Pakistan, IMF reach staff-level agreement on First Review of economic program

F.P. Report

ISLAMABAD: In a major development, Pakistan has reached a staff-level agreement with the International Monetary Fund (IMF) on the first review of a $3 billion bailout, wherein the country will receive $700 million after approval from the Washington-based lender’s Executive Board.

Upon approval, Pakistan will have access to around $700 million, bringing total disbursements under the programme to almost $1.9 billion, the IMF announced in a statement on Wednesday.

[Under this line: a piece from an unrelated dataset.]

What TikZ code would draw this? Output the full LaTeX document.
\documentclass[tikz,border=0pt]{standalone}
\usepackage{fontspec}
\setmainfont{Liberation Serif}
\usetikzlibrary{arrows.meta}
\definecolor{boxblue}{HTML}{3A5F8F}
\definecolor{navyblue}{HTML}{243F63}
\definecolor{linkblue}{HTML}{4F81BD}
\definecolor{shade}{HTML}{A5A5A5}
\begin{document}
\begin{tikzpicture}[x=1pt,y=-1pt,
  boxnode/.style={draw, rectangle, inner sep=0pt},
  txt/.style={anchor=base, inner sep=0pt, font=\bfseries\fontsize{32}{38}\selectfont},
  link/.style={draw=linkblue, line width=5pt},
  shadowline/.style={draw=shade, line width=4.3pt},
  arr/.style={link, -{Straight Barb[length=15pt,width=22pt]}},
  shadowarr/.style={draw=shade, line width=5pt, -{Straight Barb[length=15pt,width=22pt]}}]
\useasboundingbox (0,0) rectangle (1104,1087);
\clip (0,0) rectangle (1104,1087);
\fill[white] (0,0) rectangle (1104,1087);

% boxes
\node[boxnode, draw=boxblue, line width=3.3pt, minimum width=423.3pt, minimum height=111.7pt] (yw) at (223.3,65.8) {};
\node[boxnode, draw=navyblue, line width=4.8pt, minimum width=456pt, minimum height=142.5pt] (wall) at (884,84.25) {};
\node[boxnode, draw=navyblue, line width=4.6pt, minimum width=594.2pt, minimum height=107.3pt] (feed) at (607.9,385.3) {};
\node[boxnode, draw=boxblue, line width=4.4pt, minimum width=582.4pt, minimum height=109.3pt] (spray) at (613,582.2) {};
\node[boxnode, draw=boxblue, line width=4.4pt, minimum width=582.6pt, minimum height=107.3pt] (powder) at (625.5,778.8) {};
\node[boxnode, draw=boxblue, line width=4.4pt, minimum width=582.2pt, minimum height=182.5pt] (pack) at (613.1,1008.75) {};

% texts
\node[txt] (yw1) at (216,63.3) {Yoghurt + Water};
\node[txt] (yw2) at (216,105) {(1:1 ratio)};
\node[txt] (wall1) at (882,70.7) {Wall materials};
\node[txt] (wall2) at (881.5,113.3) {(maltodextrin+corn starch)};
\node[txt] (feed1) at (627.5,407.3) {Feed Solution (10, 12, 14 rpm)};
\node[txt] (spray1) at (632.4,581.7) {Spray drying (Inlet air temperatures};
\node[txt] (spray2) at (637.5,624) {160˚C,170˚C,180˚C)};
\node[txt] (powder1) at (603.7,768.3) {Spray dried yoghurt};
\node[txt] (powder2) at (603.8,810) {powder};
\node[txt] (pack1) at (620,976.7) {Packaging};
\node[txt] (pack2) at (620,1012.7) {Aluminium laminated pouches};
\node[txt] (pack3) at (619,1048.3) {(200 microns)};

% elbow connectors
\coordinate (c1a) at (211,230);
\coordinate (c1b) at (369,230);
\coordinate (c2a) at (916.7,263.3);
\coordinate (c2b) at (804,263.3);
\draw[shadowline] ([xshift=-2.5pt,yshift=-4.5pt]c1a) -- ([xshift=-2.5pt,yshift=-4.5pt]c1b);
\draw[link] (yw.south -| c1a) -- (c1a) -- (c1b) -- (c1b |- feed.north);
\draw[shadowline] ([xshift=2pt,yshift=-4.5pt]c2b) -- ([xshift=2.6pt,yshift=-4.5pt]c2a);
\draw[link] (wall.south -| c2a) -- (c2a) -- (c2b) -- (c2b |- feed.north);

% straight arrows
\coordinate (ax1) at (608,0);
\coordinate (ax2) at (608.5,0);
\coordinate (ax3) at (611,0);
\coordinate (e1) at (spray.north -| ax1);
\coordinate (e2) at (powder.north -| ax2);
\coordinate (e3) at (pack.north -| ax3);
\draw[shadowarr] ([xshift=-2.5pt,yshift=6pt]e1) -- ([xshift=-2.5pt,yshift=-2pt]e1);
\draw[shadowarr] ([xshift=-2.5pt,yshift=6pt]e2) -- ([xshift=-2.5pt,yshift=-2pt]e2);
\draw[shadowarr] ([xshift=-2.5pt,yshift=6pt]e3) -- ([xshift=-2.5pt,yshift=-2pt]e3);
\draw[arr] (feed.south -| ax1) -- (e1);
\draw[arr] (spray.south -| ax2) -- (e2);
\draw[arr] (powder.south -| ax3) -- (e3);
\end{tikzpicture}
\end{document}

In conversation with Geo.tv, Ministry of Finance’s former adviser Dr Khaqan Hassan Najeeb said the board’s approval will help Pakistan unlock more funding from other multilateral and bilateral donors.

“That is a good development and a satisfying one for Pakistan indeed,” he said, adding that inflation should steadily decline “is the thought process moving forward”. The IMF said the agreement supports the Pakistani authorities’ commitment to advance the planned fiscal consolidation and accelerate cost-reducing reforms in the energy sector.

The short-term deal also envisages a complete return to a market-determined exchange rate, and pursues state-owned enterprise and governance reforms to attract investment and support job creation while continuing to strengthen social assistance. “Anchored by the stabilisation policies under the SBA, a nascent recovery is underway, buoyed by international partners’ support and signs of improved confidence,” the statement added.

The global lender said steadfast execution of the FY24 budget, continued adjustment of energy prices, and renewed flows into the foreign exchange market have lessened fiscal and external pressures. It further said inflation is expected to decline over the coming months amid receding supply constraints and modest demand.

However, Pakistan remains susceptible to significant external risks, including the intensification of geopolitical tensions, resurgent commodity prices, and the further tightening of global financial conditions, as per the IMF. “Efforts to build resilience need to continue.” Pakistan clinched the deal with the IMF for the $3 billion short-term loan agreement in June this year, averting the looming default threat, and undertook painful economic reforms including hiking electricity and gas tariffs in line with the Lender’s conditions.

An IMF mission has been in Pakistan for the last two weeks for technical- and policy-level talks to review whether the government was on track to meet benchmarks set under the $3 billion standby arrangement agreed in July. The IMF team led by Nathan Porter visited Islamabad from November 2-15, and held discussions with the authorities on the implementation of the SBA conditions. “The IMF team thanks the Pakistani authorities, private sector, and development partners for fruitful discussions and cooperation throughout this mission.”

In the official statement, the IMF highlighted the Pakistani authorities’ policy priorities for balanced growth and strengthening macroeconomic sustainability. The statement said authorities continued fiscal consolidation to reduce public debt, while protecting development needs. According to the global lender, Pakistan authorities are determined to achieve a primary surplus of at least 0.4% of GDP in FY24, underpinned by federal and provincial government spending restraint and improved revenue performance supported, if necessary, by contingent measures.

“The authorities are building capacity to expand the tax base and raise revenue mobilisation and are committed to improving the quality of public investment and spending.” The authorities will continue the timely disbursements for social protection under BISP’s budget allocation — which are about a third higher than in FY23. Further reforms to reduce costs in the energy sector and restore its viability. With the combined circular debt (CD) across power and gas sectors exceeding 4% of GDP, immediate action was critical.

While protecting vulnerable consumers, the IMF said authorities implemented power tariff adjustments that were pending since July 2023 and increased gas prices after a long time, effective November 1, 2023. While these increases were substantial, they were necessary to avoid further arrears that threatened the viability of these sectors and the provision of critical energy supplies.

The authorities are also moving to tackle cost-side pressures, including bringing private sector participation to DISCOs, institutionalizing recovery and anti-theft actions, improving PPA terms, and reducing the incentives for captive power. While inflows following increased regulatory and law enforcement helped normalise import and foreign exchange payments and rebuild reserves, the authorities recognised that the rupee must remain market-determined to sustainably alleviate external pressures and rebuild reserves.

To support this, Pakistan plans to strengthen the transparency and efficiency of the foreign currency market and to refrain from administrative actions to influence the rupee, the statement said. With appropriately tight monetary policy, inflation should steadily decline and the authorities stand ready to respond resolutely if near-term price pressures reemerge, including due to second-round effects on core inflation or renewed exchange rate depreciation.

The IMF said the Pakistani authorities will ensure public access to asset declarations from the cabinet members and a task force, with participation from independent experts, will complete a comprehensive review of the anticorruption framework to further strengthen governance. “The [Pakistan] authorities have accelerated the engagement with multilateral and official bilateral partners. Timely disbursement of committed external support remains critical to support the authorities’ policy and reform efforts.”